##### DATA #####
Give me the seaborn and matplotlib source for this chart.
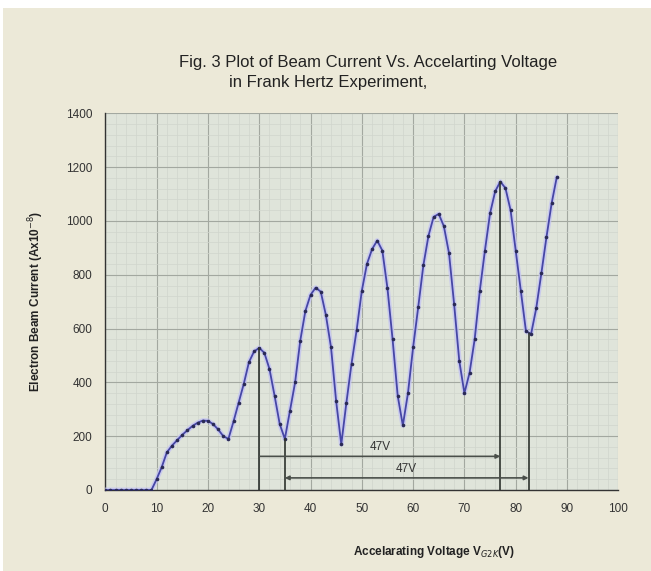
import numpy as np
import pandas as pd
import matplotlib
matplotlib.use("Agg")
import matplotlib.pyplot as plt
from matplotlib.patches import Rectangle
from matplotlib.ticker import MultipleLocator
import seaborn as sns

# ---- data ----
voltage = list(range(0, 89))
current = [0, 0, 0, 0, 0, 0, 0, 0, 0, 0,
           40, 85, 140, 165, 185, 205, 222, 238, 250, 258,
           257, 245, 225, 200, 190, 255, 325, 395, 475, 515,
           528, 510, 450, 350, 245, 190, 295, 400, 555, 665,
           725, 752, 737, 650, 530, 330, 170, 325, 470, 595,
           740, 840, 895, 927, 890, 750, 560, 350, 240, 360,
           530, 680, 835, 945, 1015, 1026, 980, 880, 690, 480,
           360, 435, 560, 740, 890, 1028, 1110, 1146, 1122, 1040,
           890, 740, 590, 580, 675, 805, 940, 1065, 1162]

peak_voltages = [30, 77]
dip_voltages = [35, 82.5]
spacing_label = "47V"
upper_arrow_y = 125
lower_arrow_y = 45

x_ticks = list(range(0, 101, 10))
y_ticks = list(range(0, 1401, 200))

title_lines = ["Fig. 3 Plot of Beam Current Vs. Accelarting Voltage",
               "in Frank Hertz Experiment,"]
x_label = "Accelarating Voltage V$_{G2K}$(V)"
y_label = "Electron Beam Current (Ax10$^{-8}$)"

df = pd.DataFrame({"V": voltage, "I": current})

# ---- style ----
sns.set_style("white")
plt.rcParams["font.family"] = ["Liberation Sans", "DejaVu Sans"]

fig = plt.figure(figsize=(6.51, 5.71), dpi=100, facecolor="white")
fig.patches.append(Rectangle((3 / 651, 0), 1, 1 - 8 / 571, transform=fig.transFigure,
                             facecolor="#ECE9D8", edgecolor="none", zorder=-10))
ax = fig.add_axes([105.3 / 651, 1 - 490 / 571, (618.3 - 105.3) / 651, (490 - 113.3) / 571])
ax.set_facecolor("#DFE4DA")

# grid
ax.xaxis.set_minor_locator(MultipleLocator(2))
ax.yaxis.set_minor_locator(MultipleLocator(40))
ax.grid(which="minor", color="#D0D5CC", linewidth=0.5)
ax.grid(which="major", color="#A3A8A0", linewidth=0.8)
ax.set_axisbelow(True)

# halo line + main line
ax.plot(df["V"], df["I"], color="#C4C4F2", linewidth=3.5, alpha=0.8, zorder=3,
        solid_capstyle="round")
sns.lineplot(data=df, x="V", y="I", ax=ax, color="#4646A6", linewidth=1.3,
             marker="o", markersize=2.6, markeredgewidth=0, markerfacecolor="#2A2A55",
             zorder=4)

# vertical reference lines
for v in peak_voltages + dip_voltages:
    h = np.interp(v, df["V"], df["I"])
    ax.plot([v, v], [0, h], color="#2E332E", linewidth=1.2, zorder=5)

# spacing arrows
ax.annotate("", xy=(peak_voltages[1], upper_arrow_y), xytext=(peak_voltages[0], upper_arrow_y),
            arrowprops=dict(arrowstyle="-|>", color="#4A4F4A", lw=1.2,
                            mutation_scale=6, shrinkA=0, shrinkB=0), zorder=5)
ax.annotate("", xy=(dip_voltages[1], lower_arrow_y), xytext=(dip_voltages[0], lower_arrow_y),
            arrowprops=dict(arrowstyle="<|-|>", color="#4A4F4A", lw=1.2,
                            mutation_scale=6, shrinkA=0, shrinkB=0), zorder=5)
ax.text((peak_voltages[0] + peak_voltages[1]) / 2, upper_arrow_y + 12, spacing_label,
        ha="center", va="bottom", fontsize=8.5, color="#333333")
ax.text((dip_voltages[0] + dip_voltages[1]) / 2, lower_arrow_y + 12, spacing_label,
        ha="center", va="bottom", fontsize=8.5, color="#333333")

# axes
ax.set_xlim(0, 100)
ax.set_ylim(0, 1400)
ax.set_xticks(x_ticks)
ax.set_yticks(y_ticks)
ax.tick_params(axis="both", which="major", direction="inout", length=5, width=0.9,
               colors="#444444", labelsize=8.5, labelcolor="#333333", pad=7)
ax.tick_params(axis="both", which="minor", length=0)
for s in ["top", "right"]:
    ax.spines[s].set_visible(False)
for s in ["left", "bottom"]:
    ax.spines[s].set_color("#333333")
    ax.spines[s].set_linewidth(1.0)
ax.set_xlabel("")
ax.set_ylabel(y_label, fontsize=8.5, fontweight="bold", color="#222222", labelpad=14)

fig.text(368 / 651, 1 - 62 / 571, title_lines[0], ha="center", va="center",
         fontsize=12, color="#222222")
fig.text(328 / 651, 1 - 83 / 571, title_lines[1], ha="center", va="center",
         fontsize=12, color="#222222")
fig.text(434 / 651, 1 - 552 / 571, x_label, ha="center", va="center",
         fontsize=8.5, fontweight="bold", color="#222222")

fig.savefig("out.png", dpi=100, facecolor=fig.get_facecolor())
#####
▶ [BRIEF]:
Reproduce exactly the run of lines that opens the listing and closes with the line holding "import seaborn as sns". Pictures are excluded.

▶ [COMPLETE ANSWER]:
Give me the seaborn and matplotlib source for this chart.
import numpy as np
import pandas as pd
import matplotlib
matplotlib.use("Agg")
import matplotlib.pyplot as plt
from matplotlib.patches import Rectangle
from matplotlib.ticker import MultipleLocator
import seaborn as sns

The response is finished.